Knowing your audience is fundamental, and AI provides unprecedented depth through audience analytics. These tools go beyond basic page views, using AI to analyze reader behavior, sentiment in comments, and content consumption patterns across demographics. This allows you to tailor your storytelling approach, understand what resonates, and better serve community information needs. For instance, analytics might reveal that explanatory journalism on complex topics has high engagement in specific regions, guiding your editorial planning.

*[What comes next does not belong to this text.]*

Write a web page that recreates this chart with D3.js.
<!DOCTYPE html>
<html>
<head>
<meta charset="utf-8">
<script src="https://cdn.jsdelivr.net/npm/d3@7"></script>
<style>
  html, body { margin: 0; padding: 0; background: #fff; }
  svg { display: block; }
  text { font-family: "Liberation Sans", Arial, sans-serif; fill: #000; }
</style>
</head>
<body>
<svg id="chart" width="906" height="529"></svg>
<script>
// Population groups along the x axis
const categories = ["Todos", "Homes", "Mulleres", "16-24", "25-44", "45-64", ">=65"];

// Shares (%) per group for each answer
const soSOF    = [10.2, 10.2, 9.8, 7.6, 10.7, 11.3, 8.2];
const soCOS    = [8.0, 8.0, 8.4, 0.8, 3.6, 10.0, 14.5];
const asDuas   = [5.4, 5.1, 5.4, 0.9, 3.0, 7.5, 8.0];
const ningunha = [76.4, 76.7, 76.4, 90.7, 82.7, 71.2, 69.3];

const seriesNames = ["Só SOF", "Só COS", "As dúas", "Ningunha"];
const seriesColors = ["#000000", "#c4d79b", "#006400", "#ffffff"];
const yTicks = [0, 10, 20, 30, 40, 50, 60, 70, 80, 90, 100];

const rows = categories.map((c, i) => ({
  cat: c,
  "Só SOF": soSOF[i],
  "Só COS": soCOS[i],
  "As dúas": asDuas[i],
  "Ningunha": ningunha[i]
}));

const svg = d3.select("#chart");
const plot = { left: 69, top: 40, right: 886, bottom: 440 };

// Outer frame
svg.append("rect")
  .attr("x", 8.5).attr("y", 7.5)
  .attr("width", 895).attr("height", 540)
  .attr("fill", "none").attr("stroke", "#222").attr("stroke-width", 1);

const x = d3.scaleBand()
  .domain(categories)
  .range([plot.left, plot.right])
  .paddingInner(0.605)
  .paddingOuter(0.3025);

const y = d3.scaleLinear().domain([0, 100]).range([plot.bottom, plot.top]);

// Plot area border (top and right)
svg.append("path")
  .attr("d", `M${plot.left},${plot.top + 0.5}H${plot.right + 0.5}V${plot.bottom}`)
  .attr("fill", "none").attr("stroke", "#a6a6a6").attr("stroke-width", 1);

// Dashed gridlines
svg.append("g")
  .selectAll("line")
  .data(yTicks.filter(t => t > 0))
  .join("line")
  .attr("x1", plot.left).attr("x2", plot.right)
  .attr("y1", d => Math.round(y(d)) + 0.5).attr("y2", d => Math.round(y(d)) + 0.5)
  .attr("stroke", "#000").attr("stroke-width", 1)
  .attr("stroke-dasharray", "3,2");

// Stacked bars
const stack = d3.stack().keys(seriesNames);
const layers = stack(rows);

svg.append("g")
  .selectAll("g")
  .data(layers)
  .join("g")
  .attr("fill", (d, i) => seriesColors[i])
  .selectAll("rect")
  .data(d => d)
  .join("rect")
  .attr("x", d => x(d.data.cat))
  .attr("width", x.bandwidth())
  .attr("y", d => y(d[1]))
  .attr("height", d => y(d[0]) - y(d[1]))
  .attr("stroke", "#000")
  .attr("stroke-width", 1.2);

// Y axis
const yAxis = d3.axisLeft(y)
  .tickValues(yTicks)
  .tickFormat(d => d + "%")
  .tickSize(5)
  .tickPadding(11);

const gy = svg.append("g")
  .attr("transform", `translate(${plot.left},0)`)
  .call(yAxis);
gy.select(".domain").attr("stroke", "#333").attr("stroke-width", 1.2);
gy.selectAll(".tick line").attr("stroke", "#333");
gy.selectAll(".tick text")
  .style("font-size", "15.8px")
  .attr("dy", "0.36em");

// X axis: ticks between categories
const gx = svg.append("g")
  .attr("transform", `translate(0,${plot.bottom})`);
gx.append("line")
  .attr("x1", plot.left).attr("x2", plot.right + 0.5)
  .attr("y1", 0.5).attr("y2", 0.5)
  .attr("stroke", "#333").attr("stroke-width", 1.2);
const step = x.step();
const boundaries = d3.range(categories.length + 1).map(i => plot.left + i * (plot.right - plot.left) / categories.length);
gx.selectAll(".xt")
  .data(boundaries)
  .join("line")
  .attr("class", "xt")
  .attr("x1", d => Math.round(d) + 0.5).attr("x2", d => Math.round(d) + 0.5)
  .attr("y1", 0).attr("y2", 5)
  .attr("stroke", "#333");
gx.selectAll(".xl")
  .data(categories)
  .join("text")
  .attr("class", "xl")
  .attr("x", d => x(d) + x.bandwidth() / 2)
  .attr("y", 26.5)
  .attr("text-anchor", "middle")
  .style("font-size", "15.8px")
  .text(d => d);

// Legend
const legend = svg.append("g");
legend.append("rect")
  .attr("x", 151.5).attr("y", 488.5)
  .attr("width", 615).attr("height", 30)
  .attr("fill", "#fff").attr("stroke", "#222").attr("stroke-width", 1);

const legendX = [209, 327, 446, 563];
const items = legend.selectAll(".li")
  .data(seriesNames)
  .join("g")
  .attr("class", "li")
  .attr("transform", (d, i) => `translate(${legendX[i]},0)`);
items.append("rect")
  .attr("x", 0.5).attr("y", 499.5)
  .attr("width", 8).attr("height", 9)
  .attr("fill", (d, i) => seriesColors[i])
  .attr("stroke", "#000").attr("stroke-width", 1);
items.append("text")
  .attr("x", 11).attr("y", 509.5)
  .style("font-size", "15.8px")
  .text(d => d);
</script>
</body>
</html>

All these tools converge in the need for ethical, technology-enhanced newsroom environments. Your career will involve navigating dilemmas: when to automate and when to keep a human in the loop, how to audit AI tools for bias, and maintaining transparency about their use in reporting. The goal is to leverage AI for efficiency and scale without compromising the core values of accuracy, fairness, and accountability. This ethical framework is what will define successful digital media careers for journalism graduates, positioning you as a leader who can harness technology responsibly.

Common Pitfalls

  1. Over-Reliance on AI Outputs: Treating AI-generated leads or fact-checking flags as definitive truth is a dangerous mistake. AI models are trained on existing data, which can contain biases and inaccuracies.
  • Correction: Always use AI as a starting point for further investigation. Apply rigorous journalistic standards—corroboration with multiple sources and human editorial judgment—to every AI-suggested fact or story angle.
  1. Neglecting Algorithmic Transparency: Using audience analytics or recommendation systems without questioning how they work can lead to unintended consequences, like reinforcing harmful stereotypes or misinformation loops.
  • Correction: Develop a basic literacy in how these systems function. Ask your newsroom or platform about the key metrics driving recommendations and analytics. Advocate for and practice transparency with your audience about when and how AI tools are used in your reporting process.
  1. Ethical Complacency with Synthetic Media: Using deepfake detection tools as a catch-all solution and failing to consider the broader societal harm of synthetic media is a pitfall.
  • Correction: Combine technical detection with proactive ethical policies. When covering deepfakes, focus on debunking them responsibly—avoid amplifying the false content—and educate your audience on media literacy. Your reporting should mitigate harm, not just expose it.
  1. Ignoring the Human Element in Data Stories: Presenting complex data analysis without clear narrative context can alienate readers and oversimplify issues.
  • Correction: Let AI handle the heavy computational lifting, but you must craft the story. Translate statistical findings into relatable human terms. Use vivid examples, explain the real-world implications of the data, and always highlight the human sources and impacts behind the numbers.

Summary

  • AI is a force multiplier, not a replacement. Its core value in journalism lies in automating tedious tasks like data sifting and initial fact-checking, freeing you to focus on in-depth analysis, source relationships, and compelling narrative.
  • Verification is a dual-layered process. Master both automated fact-checking systems for speed and deepfake detection tools for identifying synthetic media, but always anchor your final verification in traditional journalistic rigor.
  • Data storytelling requires computational literacy. Data journalism analysis and computational journalism methods empower you to uncover hidden stories in large datasets, but you must interpret the results ethically and communicate them clearly.
  • Audience understanding is now algorithmic. AI-powered content recommendation and audience analytics provide deep insights into reader behavior, essential for engagement, but you must navigate their potential to create filter bubbles.
  • Ethics are non-negotiable. Success in digital media careers depends on integrating AI into ethical, technology-enhanced newsroom environments, where transparency, bias mitigation, and public interest guide every technological adoption.